« C’était un spectacle de désolation. Des corps coincés sous des montagnes de barres de fer, des cris étouffés par le choc… Je n’oublierai jamais cette scène. » La voix tremblante, un témoin décrit l’accident qui a ensanglanté la route nationale numéro 1 à Mbanza-Ngungu, ce mardi 29 avril 2025. Un véhicule remorque transportant des matériaux de construction a perdu le contrôle vers 10h30, provoquant une tragédie : deux morts sur le coup, six blessés graves évacués d’urgence à l’hôpital de Nsona Nkulu. Les images virales sur les réseaux sociaux, bien que glaçantes, ne capturent qu’une infime partie de l’horreur vécue par les victimes et leurs familles.
Mais au-delà du drame humain, cet accident interroge. Pourquoi la route nationale numéro 1, artère vitale reliant Matadi à Kinshasa, reste-t-elle un couloir de la mort ? « Le camion a dévié brusquement, peut-être à cause d’un frein défectueux ou d’une surcharge », suggère un habitant sous anonymat. Une hypothèse plausible dans un pays où le contrôle technique des poids lourds relève souvent du parcours du combattant. Les barres de fer éparpillées sur la chaussée, symboles d’une économie en reconstruction, sont-elles devenues des armes mortelles faute de régulation ?
Le Kongo Central, poumon économique de la République Démocratique du Congo, paie un lourd tribut à l’insécurité routière. En 2023 déjà, un rapport de la direction provinciale des transports alertait sur l’état « catastrophique » des camions circulant dans la région. Pneus lisses, systèmes de freinage obsolètes, surcharges chroniques… Les conducteurs, souvent précaires, naviguent entre pression des employeurs et risques mortels. « On n’a pas le choix », confiait en off un chauffeur de Matadi en 2024. « Si je refuse de transporter 20 tonnes de plus, dix autres sont prêts à prendre ma place. »

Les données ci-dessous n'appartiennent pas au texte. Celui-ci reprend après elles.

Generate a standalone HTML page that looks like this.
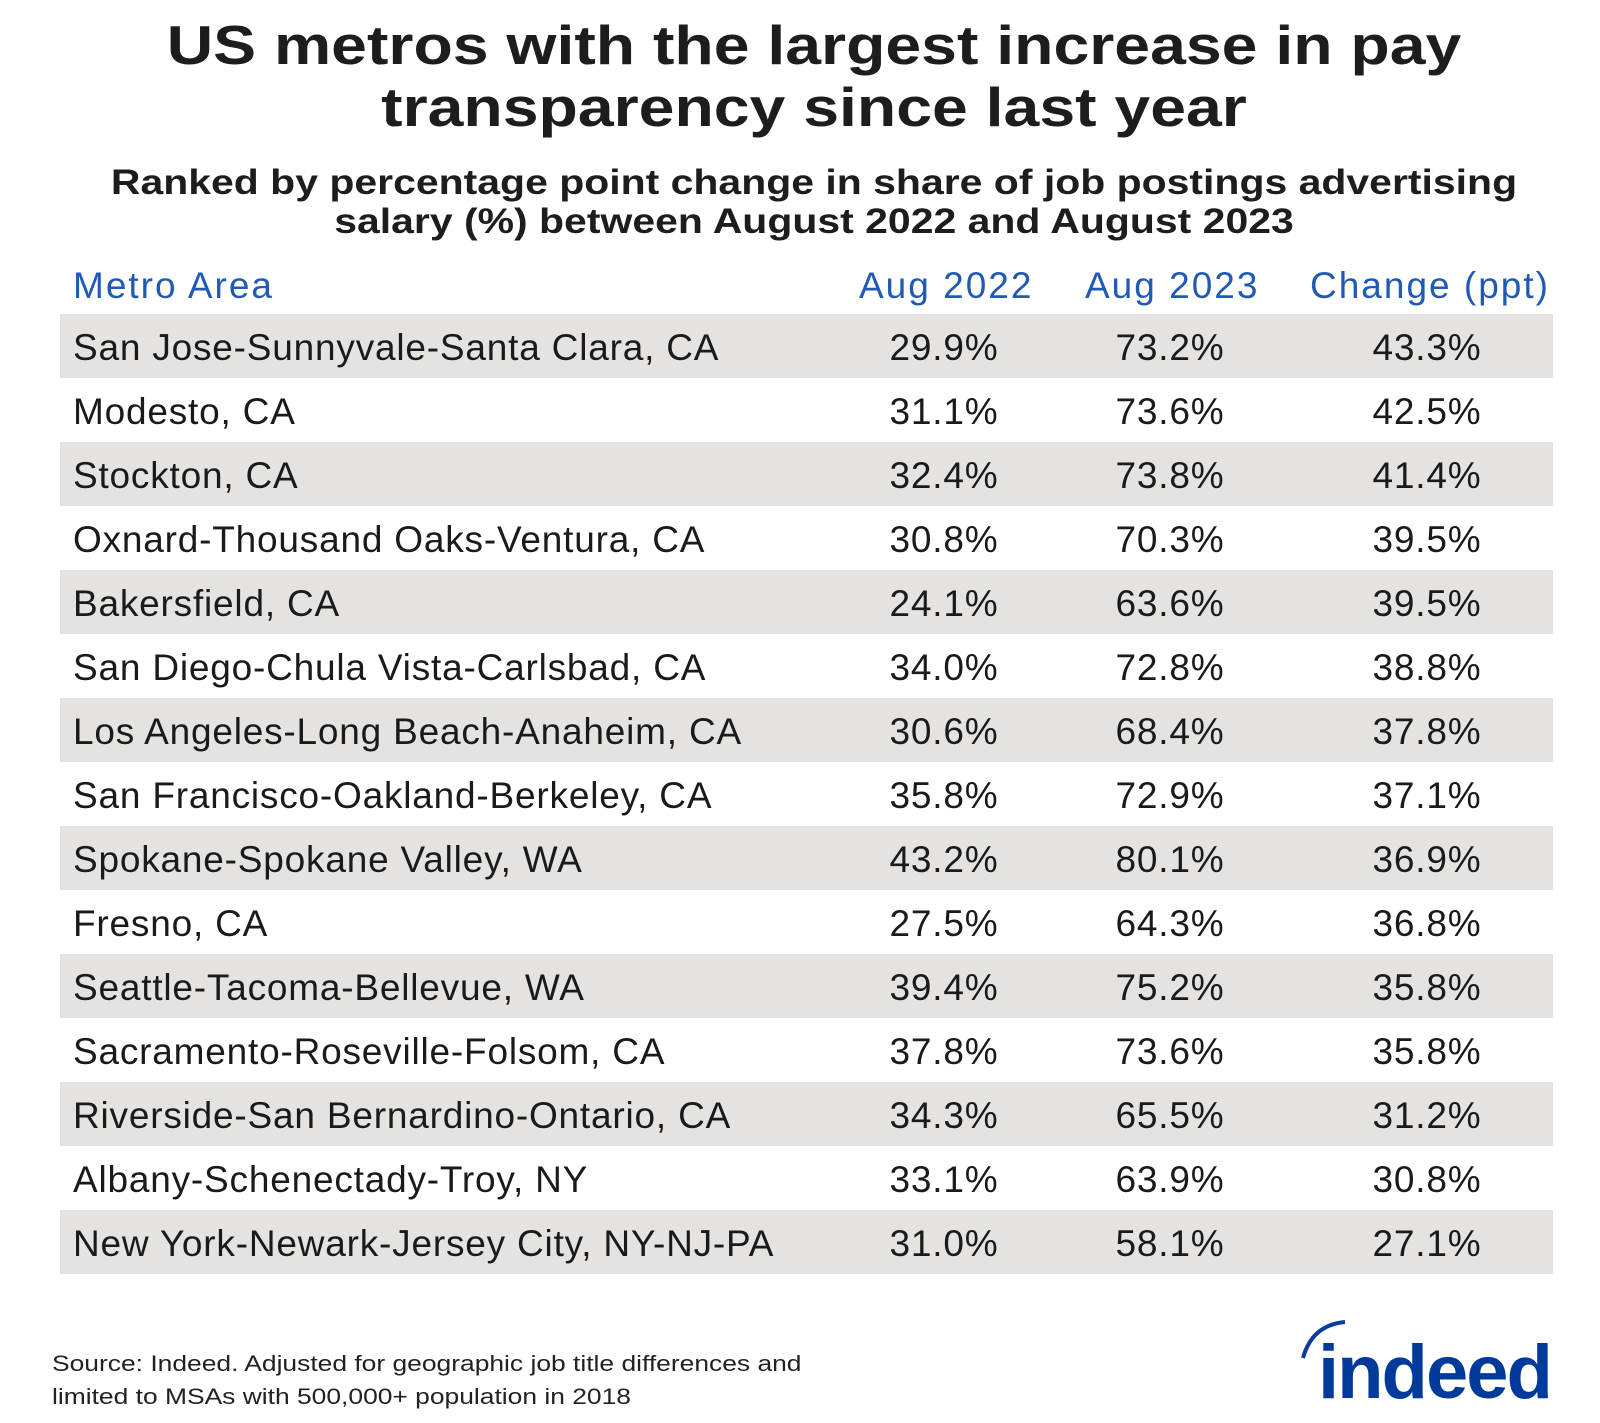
<!DOCTYPE html>
<html><head><meta charset="utf-8"><style>
body{margin:0;width:1600px;height:1423px;background:#fff;font-family:"Liberation Sans",sans-serif;color:#1d1d1d;position:relative;overflow:hidden}
.t{position:absolute;left:14px;width:1600px;text-align:center;font-weight:bold;white-space:nowrap;transform-origin:800px 0}
.h{position:absolute;color:#1f5ab5;font-size:37px;top:265px;white-space:nowrap;letter-spacing:2px}
.row{position:absolute;left:60px;width:1493px;height:64px}
.row.g{background:#e4e3e2}
.row span{position:absolute;top:13px;font-size:37px;white-space:nowrap;color:#1a1a1a}
.c1{left:13px;letter-spacing:0.8px}.c2{left:824px;width:120px;text-align:center;letter-spacing:0.8px}.c3{left:1050px;width:120px;text-align:center;letter-spacing:0.8px}.c4{left:1307px;width:120px;text-align:center;letter-spacing:0.8px}
.src{position:absolute;left:52px;font-size:22px;color:#222;white-space:nowrap;transform:scaleX(1.2);transform-origin:0 0}
</style></head><body>
<div class="t" style="top:14px;font-size:55px;line-height:62px;transform:scaleX(1.17)">US metros with the largest increase in pay<br>transparency since last year</div>
<div class="t" style="top:163px;font-size:35px;line-height:39px;transform:scaleX(1.17)">Ranked by percentage point change in share of job postings advertising<br>salary (%) between August 2022 and August 2023</div>
<div class="h" style="left:73px">Metro Area</div>
<div class="h" style="left:859px">Aug 2022</div>
<div class="h" style="left:1085px">Aug 2023</div>
<div class="h" style="left:1310px">Change (ppt)</div>
<div class="row g" style="top:314px"><span class="c1">San Jose-Sunnyvale-Santa Clara, CA</span><span class="c2">29.9%</span><span class="c3">73.2%</span><span class="c4">43.3%</span></div>
<div class="row" style="top:378px"><span class="c1">Modesto, CA</span><span class="c2">31.1%</span><span class="c3">73.6%</span><span class="c4">42.5%</span></div>
<div class="row g" style="top:442px"><span class="c1">Stockton, CA</span><span class="c2">32.4%</span><span class="c3">73.8%</span><span class="c4">41.4%</span></div>
<div class="row" style="top:506px"><span class="c1">Oxnard-Thousand Oaks-Ventura, CA</span><span class="c2">30.8%</span><span class="c3">70.3%</span><span class="c4">39.5%</span></div>
<div class="row g" style="top:570px"><span class="c1">Bakersfield, CA</span><span class="c2">24.1%</span><span class="c3">63.6%</span><span class="c4">39.5%</span></div>
<div class="row" style="top:634px"><span class="c1">San Diego-Chula Vista-Carlsbad, CA</span><span class="c2">34.0%</span><span class="c3">72.8%</span><span class="c4">38.8%</span></div>
<div class="row g" style="top:698px"><span class="c1">Los Angeles-Long Beach-Anaheim, CA</span><span class="c2">30.6%</span><span class="c3">68.4%</span><span class="c4">37.8%</span></div>
<div class="row" style="top:762px"><span class="c1">San Francisco-Oakland-Berkeley, CA</span><span class="c2">35.8%</span><span class="c3">72.9%</span><span class="c4">37.1%</span></div>
<div class="row g" style="top:826px"><span class="c1">Spokane-Spokane Valley, WA</span><span class="c2">43.2%</span><span class="c3">80.1%</span><span class="c4">36.9%</span></div>
<div class="row" style="top:890px"><span class="c1">Fresno, CA</span><span class="c2">27.5%</span><span class="c3">64.3%</span><span class="c4">36.8%</span></div>
<div class="row g" style="top:954px"><span class="c1">Seattle-Tacoma-Bellevue, WA</span><span class="c2">39.4%</span><span class="c3">75.2%</span><span class="c4">35.8%</span></div>
<div class="row" style="top:1018px"><span class="c1">Sacramento-Roseville-Folsom, CA</span><span class="c2">37.8%</span><span class="c3">73.6%</span><span class="c4">35.8%</span></div>
<div class="row g" style="top:1082px"><span class="c1">Riverside-San Bernardino-Ontario, CA</span><span class="c2">34.3%</span><span class="c3">65.5%</span><span class="c4">31.2%</span></div>
<div class="row" style="top:1146px"><span class="c1">Albany-Schenectady-Troy, NY</span><span class="c2">33.1%</span><span class="c3">63.9%</span><span class="c4">30.8%</span></div>
<div class="row g" style="top:1210px"><span class="c1">New York-Newark-Jersey City, NY-NJ-PA</span><span class="c2">31.0%</span><span class="c3">58.1%</span><span class="c4">27.1%</span></div>
<div class="src" style="top:1351px">Source: Indeed. Adjusted for geographic job title differences and</div>
<div class="src" style="top:1384px">limited to MSAs with 500,000+ population in 2018</div>
<svg style="position:absolute;left:1300px;top:1320px" width="270" height="90">
<path d="M3 38 Q12 5 45 2" stroke="#0b3aa0" stroke-width="4" fill="none"/>
<text x="18" y="78" font-family="Liberation Sans,sans-serif" font-weight="bold" font-size="76" fill="#003a9b" letter-spacing="-2">indeed</text>
</svg>
</body></html>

Les autorités locales promettent régulièrement des « mesures chocs ». Pourtant, sur le terrain, peu de changements. Le poste de contrôle de Mbanza-Ngungu, théoriquement équipé pour peser les véhicules, fonctionne-t-il à plein régime ? Un gendarme, sous couvert d’anonymat, lâche : « Nous manquons de moyens. Et parfois, la corruption prend le pas sur la réglementation. » Un aveu qui fait froid dans le dos quand on sait que chaque année, des centaines de Congolais meurent sur des routes délabrées.
Cet accident pose aussi la question des secours. Si l’hôpital de Nsona Nkulu a pu accueillir les blessés, qu’en est-il des structures sanitaires rurales ? « Nous n’avons pas de scanner ni de bloc opératoire adapté aux polytraumatisés », reconnaît un médecin de la région. Dans un pays où le système de santé reste fragile, chaque accident de la route devient une course contre la montre où la vie dépend souvent… du hasard.
Au final, derrière les chiffres – 2 morts, 6 blessés – se cache un enjeu de société brûlant. Comment concilier développement économique et sécurité des citoyens ? Les barres de fer qui jonchent aujourd’hui la route de Mbanza-Ngungu construiront-elles demain des écoles et des hôpitaux… ou serviront-elles à forger de nouvelles croix funéraires ? La République Démocratique du Congo ne pourra durablement avancer qu’en mettant la vie de ses enfants au cœur de ses priorités.